There’s a fine line between adventurous and foolhardy, and sometimes I find myself pushing the limits of good sense. As a farmer, I get to learn and experience new things almost every day – but trying nopales for the first time truly tested my comfort zone.
One summer day in Chino, my harvest crew called me from a farmer’s alfalfa field, surprised that some of the crop had been replaced by rows of small cactus plants. I got in touch with the owners, Ruben and Elena, to find out what was going on.
They told me that they’d been seeing demand from the local Mexican population for this particular variety of cactus, referred to as “nopales” (no-pah-less) or “prickly pear.”
These cactus pads are a popular ingredient in Mexico – they even appear on the Mexican flag. Nopales thrive in the mild but warm Chino environment, so Ruben and Elena decided to try cultivating them for the local specialty markets.
I first met these two almost 10 years ago. Ruben is your typical farmer type: friendly, easygoing, and always calm and collected. Elena is a loving wife and mother who is a force to be reckoned with in the kitchen. They are both proud of their Mexican heritage and always happy to share their knowledge and culture with curious folks like me.
I grew up on a ranch with nopales growing wild all over the place, but like most people I kept my distance.
I will never forget my first and last up-close encounter with cactus. When I was a wise young kid, I thought it would be a great idea to jump over the cactus garden at my friend’s house. Let’s just say that I spent the rest of the day using pliers to pull cactus spines out of my body.
I’ve avoided cactus ever since. But Ruben really likes them, so I finally worked up the courage to ask him if he would cook some nopales for me.
He enthusiastically agreed and invited me over to harvest, clean, and cook the nopales. As Ruben drove me and my son out to the nopales patch, he explained, “Nopales are a very traditional Mexican food. If you go to most Mexican restaurants in the U.S., they’ll have nopales in some form, but not fresh like here. In Mexico, they’ll definitely have it.”
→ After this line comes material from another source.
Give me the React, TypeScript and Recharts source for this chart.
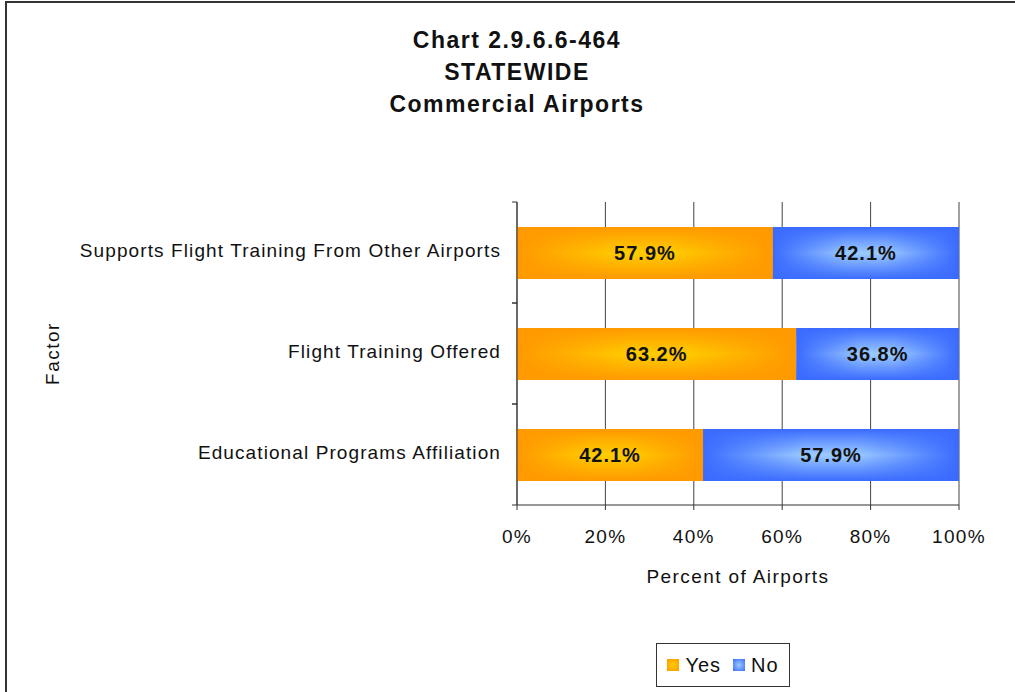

Since it was technically still winter, we went searching for some nopales in a large jungle of cactus that had been growing wild for many years. Ruben explained how the young, hand-sized pads have the best flavor and tenderness. I watched him carefully grab the pads at the base and twist them off.
This may have been my first farming adventure where I didn’t jump right in and get dirty. I hung back, remembering my last encounter with the vicious-looking needles, but Ruben wouldn’t let me off that easy. He emerged with several pads and told me to climb in there and pick some nopales.
The young nopales weren’t nearly as lethal as the older ones, but they were covered in tiny, white spines that would easily slip into your skin. Ruben said, “I rub my hands in my hair to remove any spines, but that won’t work for you since you don’t have any hair.” We all laughed and filled up a bag with nopales pads, then headed to the house to prepare them for cooking.
At the house, Ruben’s wife Elena met us with a cutting board and knife. She quickly began fileting the ends off the pads before gently cutting and scraping off the spines. It reminded me of cleaning a fish, slimy insides and all.
When she finished, I was still nervous about putting any spines near my mouth, so I grabbed the knife to go over the spines again. I swear that I scraped off a few, but Ruben and Elena just laughed.
After rinsing the nopales, Elena told me, “My way to eat Nopales is boiled in a salad. Rueben’s favorite is grilled with salt.”
I assumed that we would just try one style, but I was wrong. Elena diced her nopales, boiled them, and mixed them into a salad with fresh tomato, onion, cilantro, lemon juice, and salt. Meanwhile, Ruben simply placed the whole cactus pads on the grill and added salt.
Elena loaded up a warm corn tortilla with the nopal salad and homemade beans – it looked so good that I started to think I could be a vegetarian. I took one bite and was immediately impressed by the medley of fresh flavors.
Nopal has a sour taste that definitely stands out.
On its own, it had hints of bell pepper, salt, lime, and tomato. It was still somewhat slimy, even after being cooked, with the consistency of well-cooked asparagus.
With Ruben’s nopales beginning to show a little char, it was now time to try the BBQ method. I loaded a warm corn tortilla with pork, beans, and several slices of nopales. Even though Elena’s nopal salad was delicious, refreshing, and healthy, I quickly remembered why I could never give up on meat.
The rich pork flavors blended perfect with the sour and salty nopales. Ruben exclaimed, “You must really like them!” as I went back for one after another, each time with a different combination of toppings.
In the end, my favorite combination was the meat, beans, a little bit of nopal salad, a strip of grilled nopal, and avocado. It was so good, I briefly considered swapping out my own alfalfa field for nopales, but then I remembered that I don’t have the proper mechanism to remove the spines from my hands.
I still can’t believe that I willingly ingested something that has haunted me since childhood. New experiences can always be nerve-wracking, but time and again I’ve found that it’s better to take the plunge.
You might just find something new to love, even if it means digging through a few barbs.